Nobel Medicine Prize for Covid-19 vaccine? It may be too soon

The mRNA vaccines developed by Moderna and by Pfizer and its German partner BioNTech have revolutionised the fight against the virus.
The mRNA vaccines developed by Moderna and by Pfizer and its German partner BioNTech have revolutionised the fight against the virus.PHOTO: REUTERS

STOCKHOLM (REUTERS) - Scientists behind Covid-19 vaccines could be in the running to win the Nobel Prize for Medicine even though the pandemic is far from over.

Some scientists say it is just a matter of time: If the work that went into developing the vaccines is not recognised when this year's prize is announced on Monday (Oct 4), it will win the award in years to come.

More than 4.7 million people have died from Covid-19 since the first cases of the novel coronavirus were registered in 2019, and many countries still live under severe restrictions intended to curb its spread.

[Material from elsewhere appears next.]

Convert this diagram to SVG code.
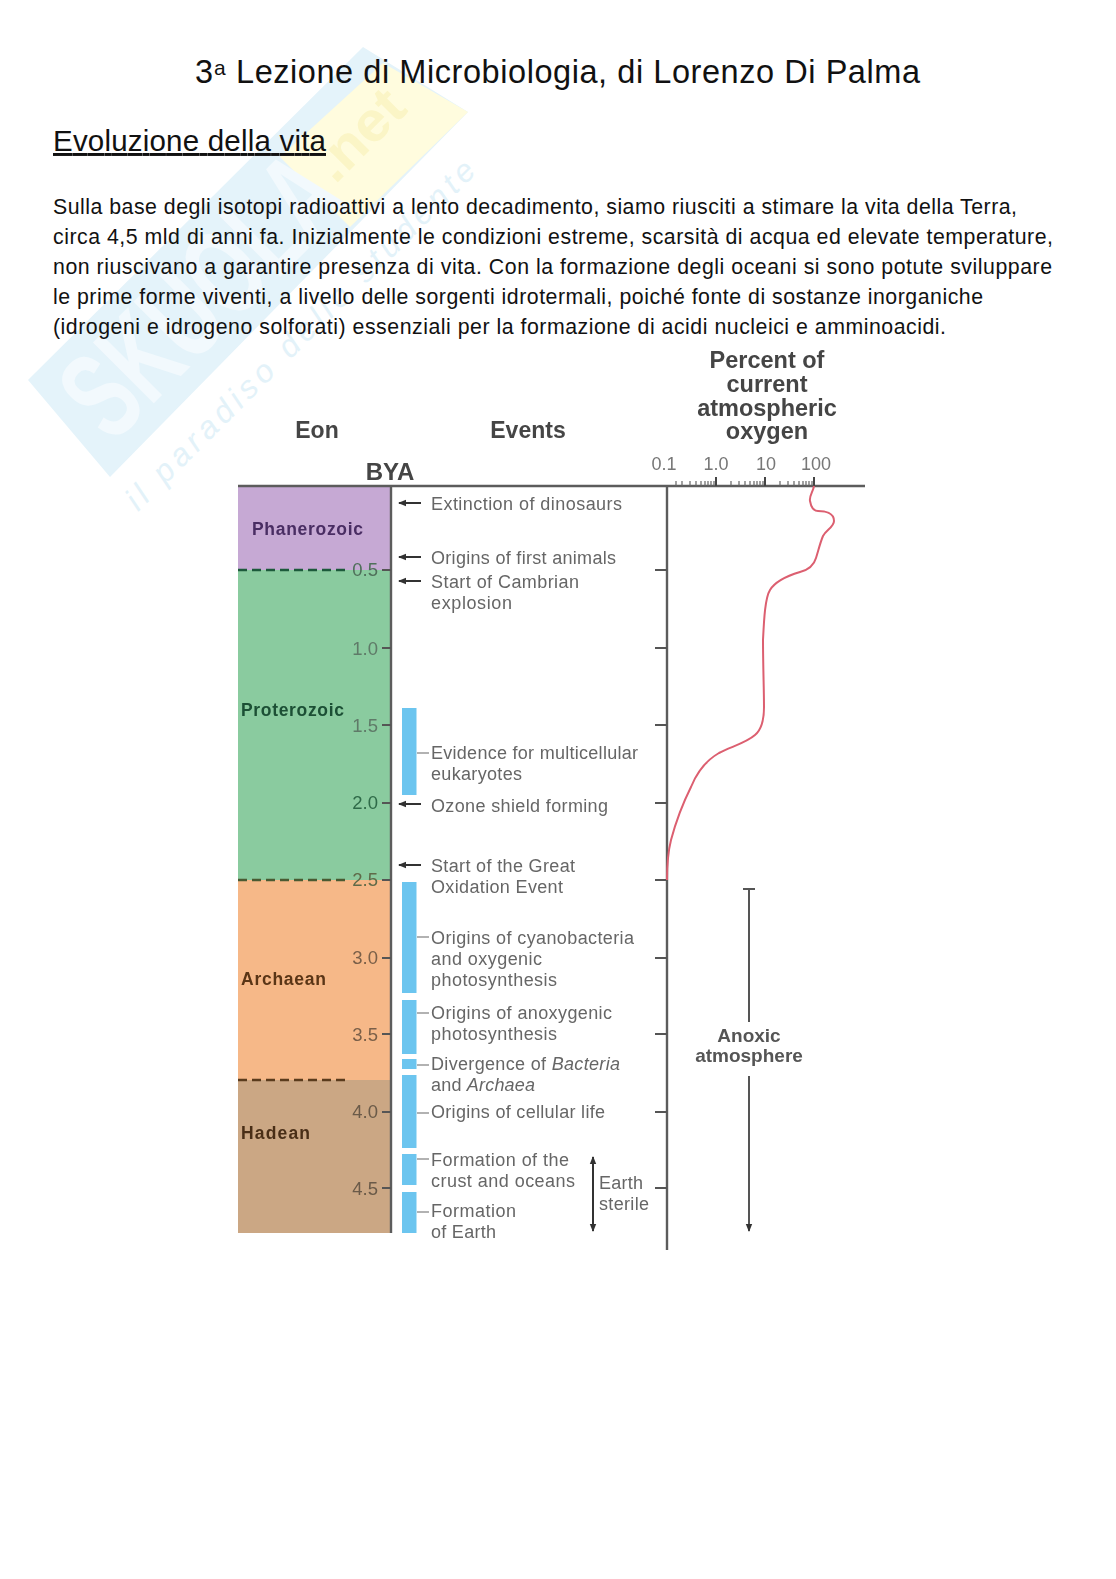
<svg xmlns="http://www.w3.org/2000/svg" width="1116" height="1579" viewBox="0 0 1116 1579">
<style>
text{font-family:"Liberation Sans",Arial,sans-serif}
.body{font-size:21.3px;fill:#111}
.ev{font-size:18px;fill:#666}
.hd{font-size:23.5px;font-weight:700;fill:#444;text-anchor:middle}
.scale{font-size:18px;fill:#777;text-anchor:middle}
.eon{font-size:17.5px;font-weight:700}
.by{font-size:18.5px;text-anchor:end}
.ax{stroke:#5c5c5c;stroke-width:2.4;fill:none}
.tk{stroke:#555;stroke-width:2;fill:none}
.dash{stroke-width:2.5;stroke-dasharray:9 5;fill:none}
.bar{fill:#6cc5ef}
.lead{stroke:#999;stroke-width:1.3}
.arr{stroke:#333;stroke-width:2;fill:none}
.wm{font-family:"Liberation Sans",sans-serif}
</style>
<defs>
<marker id="ah" viewBox="0 0 8 8" refX="7" refY="4" markerWidth="8" markerHeight="8" markerUnits="userSpaceOnUse" orient="auto-start-reverse"><path d="M0 0.8L8 4L0 7.2z" fill="#333"/></marker>
<filter id="soft" x="-5%" y="-5%" width="110%" height="110%"><feGaussianBlur stdDeviation="0.75"/></filter>
</defs>
<rect width="1116" height="1579" fill="#fff"/>
<g id="watermark">
<polygon points="28,380 363,47 468,112 110,477" fill="#e4f3fa"/>
<polygon points="383,63 468,112 350,227 280,157" fill="#fffcde"/>
<text class="wm" transform="translate(112,445) rotate(-45)" font-size="125" font-weight="700" fill="#f2f9fd" textLength="340" lengthAdjust="spacingAndGlyphs">SKUOLA</text>
<text class="wm" transform="translate(335,185) rotate(-45)" font-size="56" font-weight="700" fill="#fbf5c6" textLength="105" lengthAdjust="spacingAndGlyphs">.net</text>
<text transform="translate(138,512) rotate(-45)" font-family="'DejaVu Serif',serif" font-style="italic" font-size="32" fill="#e3f2f9" textLength="480" lengthAdjust="spacing">il paradiso dello studente</text>
</g>
<g id="page-text">
<text id="title" x="195" y="83" font-size="32.5" fill="#111">3<tspan x="214" y="75" font-size="21">a</tspan><tspan x="236" y="83" textLength="684" lengthAdjust="spacing">Lezione di Microbiologia, di Lorenzo Di Palma</tspan></text>
<text id="heading" x="53" y="151" font-size="29.5" fill="#111" style="text-decoration:underline;text-decoration-skip-ink:none" textLength="273" lengthAdjust="spacing">Evoluzione della vita</text>
<text class="body" x="53" y="214" textLength="964" lengthAdjust="spacing">Sulla base degli isotopi radioattivi a lento decadimento, siamo riusciti a stimare la vita della Terra,</text>
<text class="body" x="53" y="244" textLength="1000" lengthAdjust="spacing">circa 4,5 mld di anni fa. Inizialmente le condizioni estreme, scarsità di acqua ed elevate temperature,</text>
<text class="body" x="53" y="274" textLength="999" lengthAdjust="spacing">non riuscivano a garantire presenza di vita. Con la formazione degli oceani si sono potute sviluppare</text>
<text class="body" x="53" y="304" textLength="930" lengthAdjust="spacing">le prime forme viventi, a livello delle sorgenti idrotermali, poiché fonte di sostanze inorganiche</text>
<text class="body" x="53" y="334" textLength="893" lengthAdjust="spacing">(idrogeni e idrogeno solforati) essenziali per la formazione di acidi nucleici e amminoacidi.</text>
</g>
<g id="chart" filter="url(#soft)">
<g id="eon-phanerozoic"><rect x="238" y="487" width="153" height="83" fill="#c6a9d4"/><text class="eon" x="252" y="535" fill="#4a2d63" textLength="111" lengthAdjust="spacing">Phanerozoic</text></g>
<g id="eon-proterozoic"><rect x="238" y="570" width="153" height="310" fill="#8acb9f"/><text class="eon" x="241" y="716" fill="#1c4f35" textLength="103" lengthAdjust="spacing">Proterozoic</text></g>
<g id="eon-archaean"><rect x="238" y="880" width="153" height="200" fill="#f6b888"/><text class="eon" x="241" y="985" fill="#5a3516" textLength="85" lengthAdjust="spacing">Archaean</text></g>
<g id="eon-hadean"><rect x="238" y="1080" width="153" height="153" fill="#cba784"/><text class="eon" x="241" y="1139" fill="#4a2f18" textLength="69" lengthAdjust="spacing">Hadean</text></g>
<g id="headers">
<text class="hd" x="317" y="438" style="font-size:23px">Eon</text>
<text class="hd" x="528" y="438" style="font-size:23px">Events</text>
<text class="hd" x="390" y="480" style="font-size:24px">BYA</text>
<text class="hd" x="767" y="368">Percent of</text>
<text class="hd" x="767" y="392">current</text>
<text class="hd" x="767" y="416">atmospheric</text>
<text class="hd" x="767" y="439">oxygen</text>
<text class="scale" x="664" y="470">0.1</text>
<text class="scale" x="716" y="470">1.0</text>
<text class="scale" x="766" y="470">10</text>
<text class="scale" x="816" y="470">100</text>
</g>
<g id="connectors">
<path class="dash" stroke="#1f5a3a" d="M238 570H350"/>
<path class="dash" stroke="#4a5a30" d="M238 880H350"/>
<path class="dash" stroke="#5a3a1c" d="M238 1080H348"/>
<path class="ax" d="M238 486H865M391 486V1233M667 486V1250"/>
<path class="tk" d="M382 570H391M382 648H391M382 725H391M382 803H391M382 880H391M382 958H391M382 1034H391M382 1112H391M382 1188H391"/>
<path class="tk" d="M655 570H667M655 648H667M655 725H667M655 803H667M655 880H667M655 958H667M655 1034H667M655 1112H667M655 1188H667"/>
<path stroke="#666" stroke-width="1.2" fill="none" d="M676 486v-5M682 486v-5M690 486v-5M696 486v-5M701 486v-5M705 486v-5M708 486v-5M711 486v-5M714 486v-5M731 486v-5M739 486v-5M745 486v-5M750 486v-5M754 486v-5M757 486v-5M760 486v-5M763 486v-5M780 486v-5M788 486v-5M794 486v-5M799 486v-5M803 486v-5M806 486v-5M809 486v-5M812 486v-5"/>
<path stroke="#444" stroke-width="2" fill="none" d="M716 486v-9M765 486v-9M814 486v-9"/>
<path id="oxygen-curve" fill="none" stroke="#dc5f70" stroke-width="2" d="M814 486C813 492 809 496 810 501C811 507 813 511 818 511C825 511 834 513 834 521C834 527 826 530 823 536C820 543 818 552 816 558C814 565 808 570 800 572C790 575 776 580 770 590C765 598 764 620 763 640C763 665 764 690 764 707C764 722 761 730 755 735C746 743 730 747 719 753C707 760 697 772 691 787C682 805 675 825 671 840C668 852 667 865 667 880"/>
<path class="arr" marker-end="url(#ah)" d="M421 503H399"/>
<path class="arr" marker-end="url(#ah)" d="M421 557H399"/>
<path class="arr" marker-end="url(#ah)" d="M421 581H399"/>
<path class="arr" marker-end="url(#ah)" d="M421 804H399"/>
<path class="arr" marker-end="url(#ah)" d="M421 865H399"/>
<path class="lead" d="M417 753H429M417 937H429M417 1013H429M417 1065H429M417 1113H429M417 1159H429M417 1212H429"/>
<path class="arr" marker-start="url(#ah)" marker-end="url(#ah)" d="M593 1157V1231"/>
<path stroke="#555" stroke-width="2" fill="none" d="M743 889H755M749 889V1022"/>
<path stroke="#555" stroke-width="2" fill="none" marker-end="url(#ah)" d="M749 1076V1231"/>
</g>
<g id="scale-labels">
<text class="by" x="378" y="576" fill="#4f6f5a">0.5</text>
<text class="by" x="378" y="655" fill="#5f7a68">1.0</text>
<text class="by" x="378" y="732" fill="#5f7a68">1.5</text>
<text class="by" x="378" y="809" fill="#2f6a48">2.0</text>
<text class="by" x="378" y="886" fill="#5f6a48">2.5</text>
<text class="by" x="378" y="964" fill="#7a5f48">3.0</text>
<text class="by" x="378" y="1041" fill="#7a5f48">3.5</text>
<text class="by" x="378" y="1118" fill="#6a5a48">4.0</text>
<text class="by" x="378" y="1195" fill="#6a5a48">4.5</text>
</g>
<g id="event-bars">
<rect class="bar" x="402" y="708" width="14.5" height="87"/>
<rect class="bar" x="402" y="882" width="14.5" height="111"/>
<rect class="bar" x="402" y="1000" width="14.5" height="54"/>
<rect class="bar" x="402" y="1059" width="14.5" height="10"/>
<rect class="bar" x="402" y="1075" width="14.5" height="73"/>
<rect class="bar" x="402" y="1154" width="14.5" height="31"/>
<rect class="bar" x="402" y="1192" width="14.5" height="41"/>
</g>
<g id="events">
<text class="ev" x="431" y="510" textLength="191" lengthAdjust="spacing">Extinction of dinosaurs</text>
<text class="ev" x="431" y="564" textLength="185" lengthAdjust="spacing">Origins of first animals</text>
<text class="ev" x="431" y="588" textLength="148" lengthAdjust="spacing">Start of Cambrian</text>
<text class="ev" x="431" y="609" textLength="81" lengthAdjust="spacing">explosion</text>
<text class="ev" x="431" y="759" textLength="207" lengthAdjust="spacing">Evidence for multicellular</text>
<text class="ev" x="431" y="780" textLength="91" lengthAdjust="spacing">eukaryotes</text>
<text class="ev" x="431" y="812" textLength="177" lengthAdjust="spacing">Ozone shield forming</text>
<text class="ev" x="431" y="872" textLength="144" lengthAdjust="spacing">Start of the Great</text>
<text class="ev" x="431" y="893" textLength="132" lengthAdjust="spacing">Oxidation Event</text>
<text class="ev" x="431" y="944" textLength="203" lengthAdjust="spacing">Origins of cyanobacteria</text>
<text class="ev" x="431" y="965" textLength="111" lengthAdjust="spacing">and oxygenic</text>
<text class="ev" x="431" y="986" textLength="126" lengthAdjust="spacing">photosynthesis</text>
<text class="ev" x="431" y="1019" textLength="181" lengthAdjust="spacing">Origins of anoxygenic</text>
<text class="ev" x="431" y="1040" textLength="126" lengthAdjust="spacing">photosynthesis</text>
<text class="ev" x="431" y="1070" textLength="189" lengthAdjust="spacing">Divergence of <tspan font-style="italic">Bacteria</tspan></text>
<text class="ev" x="431" y="1091" textLength="104" lengthAdjust="spacing">and <tspan font-style="italic">Archaea</tspan></text>
<text class="ev" x="431" y="1118" textLength="174" lengthAdjust="spacing">Origins of cellular life</text>
<text class="ev" x="431" y="1166" textLength="138" lengthAdjust="spacing">Formation of the</text>
<text class="ev" x="431" y="1187" textLength="144" lengthAdjust="spacing">crust and oceans</text>
<text class="ev" x="431" y="1217" textLength="85" lengthAdjust="spacing">Formation</text>
<text class="ev" x="431" y="1238" textLength="65" lengthAdjust="spacing">of Earth</text>
<text class="ev" x="599" y="1189" textLength="44" lengthAdjust="spacing">Earth</text>
<text class="ev" x="599" y="1210" textLength="50" lengthAdjust="spacing">sterile</text>
<text x="749" y="1042" font-size="19" font-weight="700" fill="#555" text-anchor="middle">Anoxic</text>
<text x="749" y="1062" font-size="19" font-weight="700" fill="#555" text-anchor="middle">atmosphere</text>
</g>
</g>
</svg>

But Covid-19 vaccines have helped some wealthy states return almost to normality while others are yet to receive vaccine doses in large quantities.

Among those seen by other scientists as potential winners of the Nobel Prize for Medicine are Hungarian-born Katalin Kariko and American Drew Weissman for their work on what are known as messenger ribonucleic acid (mRNA) vaccines.

The mRNA vaccines developed by Moderna and by Pfizer and its German partner BioNTech have revolutionised the fight against the virus. They are quick to produce and highly effective.

"This technique will get the prize sooner or later, of that I am sure," said Dr Ali Mirazami, professor at the Department of Laboratory Medicine at the Karolinska Institute in Sweden. "The question is when."

Traditional vaccines, which introduce a weakened or dead virus to stimulate the body's immune system, can take a decade or more to develop. Moderna's mRNA vaccine went from gene sequencing to the first human injection in 63 days.

The mRNA carries messages from the body's DNA to its cells, telling them to make the proteins needed for critical functions, such as coordinating biological processes including digestion or fighting disease.

The new vaccines use laboratory-made mRNA to instruct cells to make the coronavirus' spike proteins, which spur the immune system into action without replicating like the actual virus.

The mRNA was discovered in 1961 but it has taken scientists decades to cure the mRNA technique from problems such as instability and causing inflammatory conditions.

Developers now hope it can be used to treat both cancer and HIV (human immunodeficiency virus) in the future.

"In addition to the fact that they have been shown to generate a very effective immune response, you do not have to tailor the production every time you make a new vaccine," said Dr Adam Frederik Sander Bertelsen, Associate Professor at the University of Copenhagen and chief scientific officer at vaccine company Adaptvac. "It has actually saved countless thousands of people due to its speed and efficiency, so I can well support that."

Dr Kariko, 66, laid the groundwork for the mRNA vaccines and Dr Weissman, 62, is her long-time collaborator. "They are the brain behind the mRNA discovery," said Dr Mirazami. He added: "They might be too young, the (Nobel) committee usually wait until the recipients are in their 80s."

Dr Kariko, with colleagues at the University of Pennsylvania, made a breakthrough by figuring out how to deliver mRNA without kicking the immune system into overdrive.

The Nobel Prize was founded by dynamite inventor Alfred Nobel and is awarded for achievements in medicine, chemistry, literature, peace and physics. This year's winners are announced between Oct 4 and 11, starting with medicine.